My wife then turned to me and said, "Why is it that foreigners always read on the train? We Chinese people just eat!"

Train travel is a lesson in eating away time

I looked around. Many of the Chinese passengers were eating. As I thought longer on her comments, images of past train trips flooded my mind.

Steaming instant noodles, bags of fruit, a group of friends plowing through a bag of sunflowers seeds while playing cards, a family gathered around their compartment's small table devouring a whole chicken - I thought hard, but not many memories of people reading books came to mind.

"You know what, now that I think about it, that's really true. Chinese people really do like to eat on trains," I said to my wife.

"But why?"

"For one it is a good way to pass time," she said, as she opened a bag of sunflower seeds.

"OK ... yeah ... but so is reading," I responded.

"Yeah, but, well, I don't think a lot of Chinese have developed a habit of reading," she said, before splitting open a large seed with her front teeth.

In the background, I began to hear digital gunshots and the roaring of monsters. I turned to see two little girls playing some kind of first-person shooter on their dad's iPad. They giggled as they blew away another monster.

I watched them for a while before finally turning my attention back to finding a collection of short stories by Chinese writer Eileen Chang.

After Xitang, we had planned to go to Shanghai, and I thought one of the best ways to get in the right mood to enjoy the Shanghai of the present was to read stories about its past.

I finally found the book and pulled it out. As I fumbled through the pages searching for where I had last stopped reading I looked over at my wife. She was done with the sunflower seeds and had now turned her attention to her cell phone.

Soon, I heard the distinctive beep as she chatted with her friends on QQ.

In front of us, a young man was doing the same thing.

Reading might not be very popular on trains, but digital entertainment definitely is.

"Maybe you're right," I said.

"What?" she responded, looking up from her phone.

"Maybe Chinese people don't have such a habit of reading for fun, you know, outside of education," I said.

"Yeah, these are much easier," she said, pointing at her cell phone and bag of sunflower seeds.

A few days later, when we arrived home in Beijing, the conversation came up again.

In particular, we focused on why Chinese love to eat on trains. We were still curious if there was a better answer we hadn't considered, so my wife jumped on Baidu's forums looking for a good explanation.

I was surprised how many Chinese people were asking the same question online.

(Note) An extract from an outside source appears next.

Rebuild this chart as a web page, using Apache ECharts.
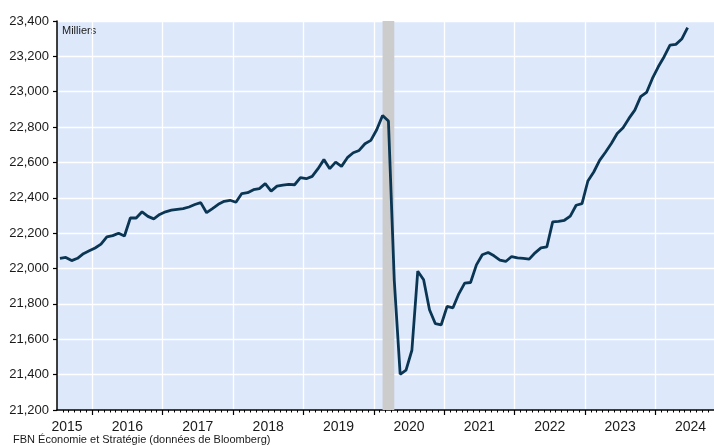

Sadly, most people's comments were not really answers, most just took the time to criticize those who snack on trains.

In the end, I was left in a familiar position when it comes to explaining differences between my culture and Chinese culture - that is, with observations and a gut feeling but no true evidence.

Even so, I think it's safe to say that Chinese love eating on trains.

And thanks to my wife, it may well be a habit I am quickly developing, too.